The first pedestrian to be killed in Connecticut this year was Emily Piasecki in Killingly. The mother of two was using Route 101 in the early morning. There are no sidewalks, no marked crosswalks, and the speed limit is 45. It was dark and street lighting was non-existent. This rural road is designed to kill.
In April, a publicly unidentified woman was killed in the early morning while using five-lane Route 162 in West Haven. There is housing, retail, and bus stops, but the design does not suggest a person moving outside a car should have access to any of them. There is no marked crosswalk or pedestrian signal at the nearest intersection, and the sidewalk is inconsistent.
In June, Shawn Kiefer was pedaling along Route 800 in Torrington when a driver ran off the roadway, striking and killing her. The speed limit is 45 mph. Kiefer was cycling on the narrow shoulder where the only thing separating her from a car was a line of white paint.
The patterns in these deadly collisions are impossible not to see, yet decision-makers have been unwilling to take meaningful action up until this last year.
Roughly half of all pedestrian fatalities in Connecticut are on state roads, even though these roadways make up around 20% of road miles. That alone should tell you something.
Almost 10 years after the CTDOT issued a vague Complete Streets policy statement, the agency amended its design guidance. Had the CTDOT’s Complete Streets directive existed years ago, the recent Route 44 redesign through Hartford would not have included sharrows. These are markings that only the rarest of birds can explain, rendering them useless. Sharrows are the road treatment nobody asks for, and safety advocates have suspected that their existence has been a way for engineers to have the appearance of doing something for cyclists, while in fact changing nothing at all about the status quo.

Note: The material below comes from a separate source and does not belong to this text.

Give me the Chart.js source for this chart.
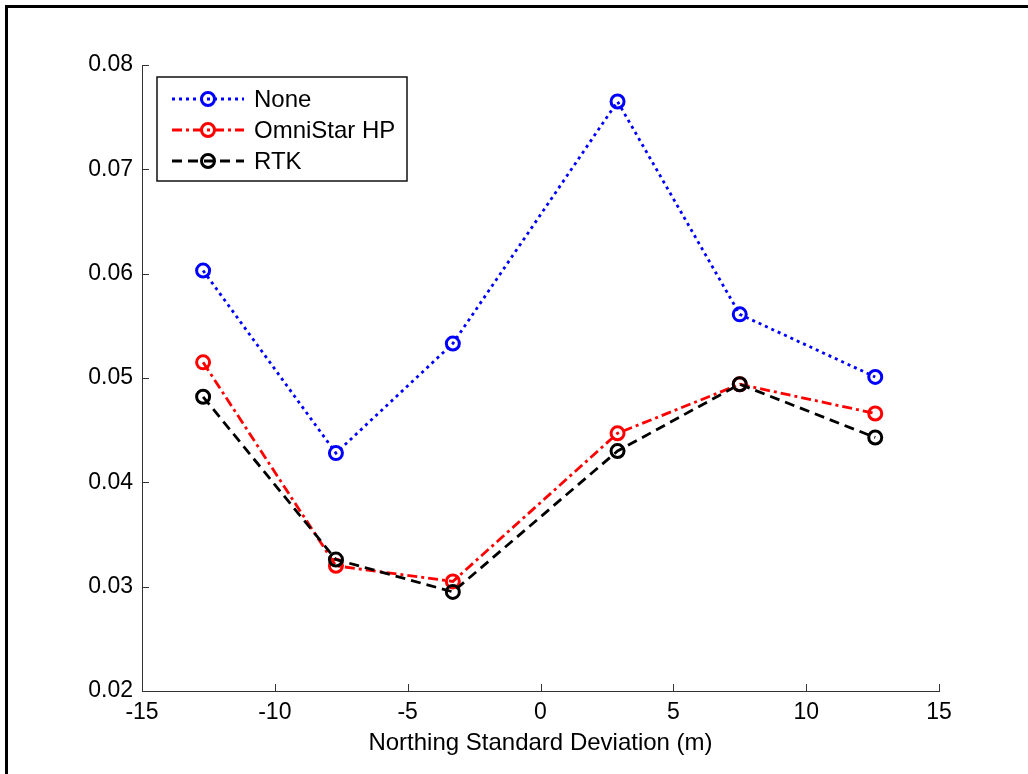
<!DOCTYPE html>
<html>
<head>
<meta charset="utf-8">
<script src="https://cdn.jsdelivr.net/npm/chart.js@4.4.1/dist/chart.umd.min.js"></script>
<style>
  body { margin: 0; background: #fff; }
  #wrap { width: 1028px; height: 774px; }
</style>
</head>
<body>
<div id="wrap"><canvas id="myChart" width="1028" height="774"></canvas></div>
<script>
// values
let xVals = [-12.7, -7.7, -3.3, 2.9, 7.5, 12.6]
let noneVals = [0.0603, 0.0428, 0.0533, 0.0765, 0.0561, 0.0501]
let omniVals = [0.0515, 0.0320, 0.0305, 0.0447, 0.0494, 0.0466]
let rtkVals = [0.0482, 0.0326, 0.0295, 0.0430, 0.0494, 0.0443]
let seriesNames = ['None', 'OmniStar HP', 'RTK']
let xTitle = 'Northing Standard Deviation (m)'

let fontName = '"Liberation Sans", Arial, sans-serif'
let axisColor = '#333333'

function pts(vals) {
    return vals.map((v, i) => ({ x: xVals[i], y: v }))
}

function serie(name, vals, color, dash, order) {
    return {
        label: name,
        data: pts(vals),
        borderColor: color,
        backgroundColor: 'rgba(0,0,0,0)',
        borderWidth: 2.8,
        borderDash: dash,
        pointRadius: 6.5,
        pointBorderWidth: 3,
        pointBorderColor: color,
        pointBackgroundColor: 'rgba(0,0,0,0)',
        tension: 0,
        order: order
    }
}

// frame, inward tick marks and legend drawn on the canvas
const extras = {
    id: 'extras',
    afterDraw(chart) {
        const c = chart.ctx
        const area = chart.chartArea
        c.save()
        c.fillStyle = '#000'
        c.fillRect(5, 5, 1100, 3)
        c.fillRect(5, 5, 3, 900)

        c.strokeStyle = axisColor
        c.lineWidth = 1
        const xs = chart.scales.x
        xs.ticks.forEach(t => {
            let px = Math.round(xs.getPixelForValue(t.value)) + 0.5
            c.beginPath()
            c.moveTo(px, area.bottom)
            c.lineTo(px, area.bottom - 7)
            c.stroke()
        })
        const ys = chart.scales.y
        ys.ticks.forEach(t => {
            let py = Math.round(ys.getPixelForValue(t.value)) + 0.5
            c.beginPath()
            c.moveTo(area.left, py)
            c.lineTo(area.left + 7, py)
            c.stroke()
        })

        // legend
        let bx = 157, by = 77, bw = 250, bh = 104
        c.fillStyle = '#fff'
        c.fillRect(bx, by, bw, bh)
        c.strokeStyle = '#111'
        c.lineWidth = 1.5
        c.strokeRect(bx, by, bw, bh)
        chart.data.datasets.forEach((ds, i) => {
            let yy = 99 + i * 31
            c.strokeStyle = ds.borderColor
            c.lineWidth = ds.borderWidth
            c.setLineDash(ds.borderDash)
            c.beginPath()
            c.moveTo(172, yy)
            c.lineTo(244, yy)
            c.stroke()
            c.setLineDash([])
            c.lineWidth = ds.pointBorderWidth
            c.beginPath()
            c.arc(208, yy, ds.pointRadius, 0, Math.PI * 2)
            c.stroke()
            c.fillStyle = '#000'
            c.font = '24px ' + fontName
            c.textBaseline = 'middle'
            c.textAlign = 'left'
            c.fillText(ds.label, 254, yy + 1)
        })
        c.restore()
    }
}

const ctx = document.getElementById('myChart').getContext('2d')
let myChart = new Chart(ctx, {
    type: 'line',
    data: {
        datasets: [
            serie(seriesNames[0], noneVals, '#0000ff', [3, 4], 3),
            serie(seriesNames[1], omniVals, '#ff0000', [10, 4, 3, 4], 2),
            serie(seriesNames[2], rtkVals, '#000000', [10, 6], 1)
        ]
    },
    options: {
        responsive: false,
        animation: false,
        devicePixelRatio: 1,
        layout: { padding: { left: 0, top: 65, right: 89, bottom: 0 } },
        plugins: {
            legend: { display: false },
            tooltip: { enabled: false }
        },
        scales: {
            x: {
                type: 'linear',
                min: -15,
                max: 15,
                grid: { display: false, drawTicks: false },
                border: { display: true, color: axisColor, width: 1 },
                ticks: {
                    stepSize: 5,
                    padding: 8,
                    color: '#000',
                    font: { family: fontName, size: 23 },
                    maxRotation: 0
                },
                title: {
                    display: true,
                    text: xTitle,
                    color: '#000',
                    font: { family: fontName, size: 24 },
                    padding: { top: 0, bottom: 16 }
                },
                afterFit(scale) { scale.height = 83 }
            },
            y: {
                min: 0.02,
                max: 0.08,
                grid: { display: false, drawTicks: false },
                border: { display: true, color: axisColor, width: 1 },
                ticks: {
                    stepSize: 0.01,
                    padding: 9,
                    color: '#000',
                    font: { family: fontName, size: 23 },
                    callback: function(v) { return v.toFixed(2) }
                },
                afterFit(scale) { scale.width = 142 }
            }
        }
    },
    plugins: [extras]
})
</script>
</body>
</html>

CTDOT’s Complete Streets directive that went into effect on Sept. 1, 2023 tells designers how and when to use bicycle facilities, and defines what qualifies as one: sharrows are not on the list. Instead, designers may work with designs that work: bike lanes, including those that are buffered by paint and those separated and physically protected by vertical elements including sturdy bollards, flexible plastic posts, flower pots, and more. Side paths and shared use paths are permitted, and in this case, the shared space is among those traveling at low speeds.
Paved outside shoulders are considered acceptable if the posted speed is under 40 mph or the traffic volume is fewer than 18,000 vehicles per day. With this guidance, all three cyclists killed this year could have had safer streets – Route 1 in Stonington, 80 in East Haven, and 800 in Torrington – and might still be with us.

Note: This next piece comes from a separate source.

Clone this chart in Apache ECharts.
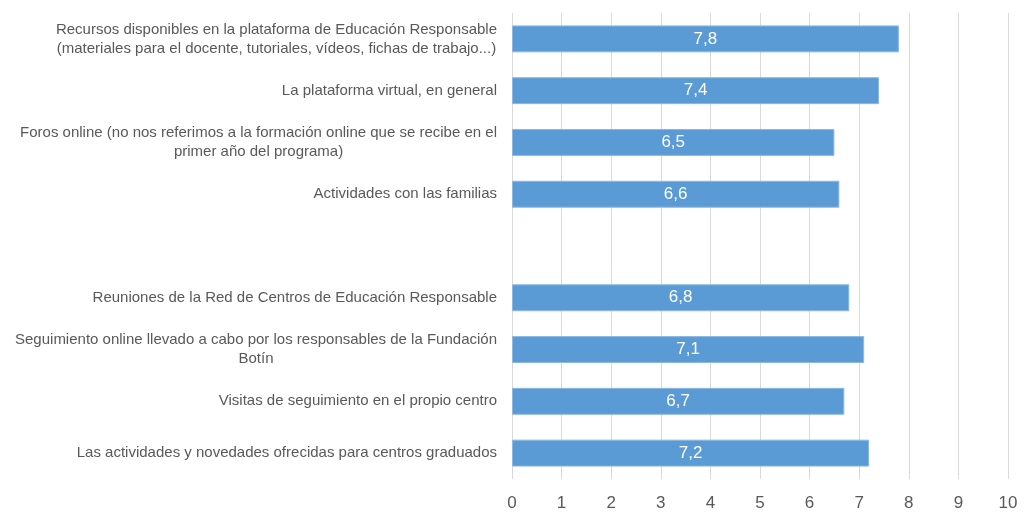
<!DOCTYPE html>
<html>
<head>
<meta charset="utf-8">
<script src="https://cdn.jsdelivr.net/npm/echarts@6/dist/echarts.min.js"></script>
<style>
  html, body { margin: 0; padding: 0; background: #fff; }
  #main { width: 1024px; height: 514px; }
</style>
</head>
<body>
<div id="main"></div>
<script>
// categorias (de arriba abajo), la vacía es el hueco entre grupos
var categorias = [
  'Recursos disponibles en la plataforma de Educación Responsable\n(materiales para el docente, tutoriales, vídeos, fichas de trabajo...)',
  'La plataforma virtual, en general',
  'Foros online (no nos referimos a la formación online que se recibe en el\nprimer año del programa)',
  'Actividades con las familias',
  '',
  'Reuniones de la Red de Centros de Educación Responsable',
  'Seguimiento online llevado a cabo por los responsables de la Fundación\nBotín',
  'Visitas de seguimiento en el propio centro',
  'Las actividades y novedades ofrecidas para centros graduados'
];
var valores = [7.8, 7.4, 6.5, 6.6, null, 6.8, 7.1, 6.7, 7.2];
var ticksX = [0, 1, 2, 3, 4, 5, 6, 7, 8, 9, 10];

var chart = echarts.init(document.getElementById('main'));
var option = {
  animation: false,
  grid: { left: 512, right: 16, top: 13, bottom: 35, containLabel: false },
  xAxis: {
    type: 'value',
    min: ticksX[0],
    max: ticksX[ticksX.length - 1],
    interval: 1,
    axisLine: { show: false },
    axisTick: { show: false },
    splitLine: { show: true, lineStyle: { color: '#d9d9d9', width: 1 } },
    axisLabel: { color: '#595959', fontSize: 17, margin: 16, fontFamily: 'Liberation Sans' }
  },
  yAxis: {
    type: 'category',
    inverse: true,
    data: categorias,
    axisLine: { show: false },
    axisTick: { show: false },
    axisLabel: {
      margin: 15,
      color: '#595959',
      fontSize: 15,
      fontFamily: 'Liberation Sans',
      lineHeight: 19,
      formatter: function (v) { return v ? '{c|' + v + '}' : ''; },
      rich: {
        c: { align: 'center', color: '#595959', fontSize: 15, fontFamily: 'Liberation Sans', lineHeight: 19 }
      }
    }
  },
  series: [{
    type: 'bar',
    data: valores,
    barWidth: '52%',
    itemStyle: { color: '#5b9bd5', borderColor: '#8cb8e2', borderWidth: 1 },
    label: {
      show: true,
      position: 'inside',
      color: '#ffffff',
      fontSize: 17,
      fontFamily: 'Liberation Sans',
      formatter: function (p) { return String(p.value).replace('.', ','); }
    }
  }]
};
chart.setOption(option);
</script>
</body>
</html>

The new Complete Streets directive also has something to say about bus stops to nowhere, like the one on West Haven’s Route 162 near where a person was killed in April. A stop that is a sign but lacking sidewalk is now officially unacceptable. Stops with either infrequent service or high usage would be eligible for benches and shelters, providing dignity and comfort to public transit users.
The document describes design criteria for more general pedestrian infrastructure, too. Certain types of roads, like those in rural town centers and in areas where pedestrian traffic is expected – such as near housing and shopping plazas – should have sidewalks on both sides of the road, and it needs to be wide enough to accommodate those using wheelchairs and other mobility aids.
But, there are caveats and loopholes galore. It’s easy to imagine how someone wishing to remain behind the times might take something like this statement as an excuse to ignore the safety of all road users: “Designers should select bicycle facilities that provide bicyclists with a suitable accommodation and are feasible to implement given considerations such as, but not limited to, available right-of-way, geometric constraints, construction cost, and maintenance factors.” Will it be as simple as a designer saying “there just wasn’t enough room for a bike lane on the six-lane road”? How will CTDOT ensure that “every reasonable effort” has been “made to design projects within the ranges of standards”?
The Complete Streets design criteria is a potential gamechanger, but it promises that safety advocates will need to get even more serious and organized. If we want liveable communities, we are going to have to be persistent in challenging those who might not be motivated to readily embrace the new rules – the difference is now we have a clear set of rules that we can point to.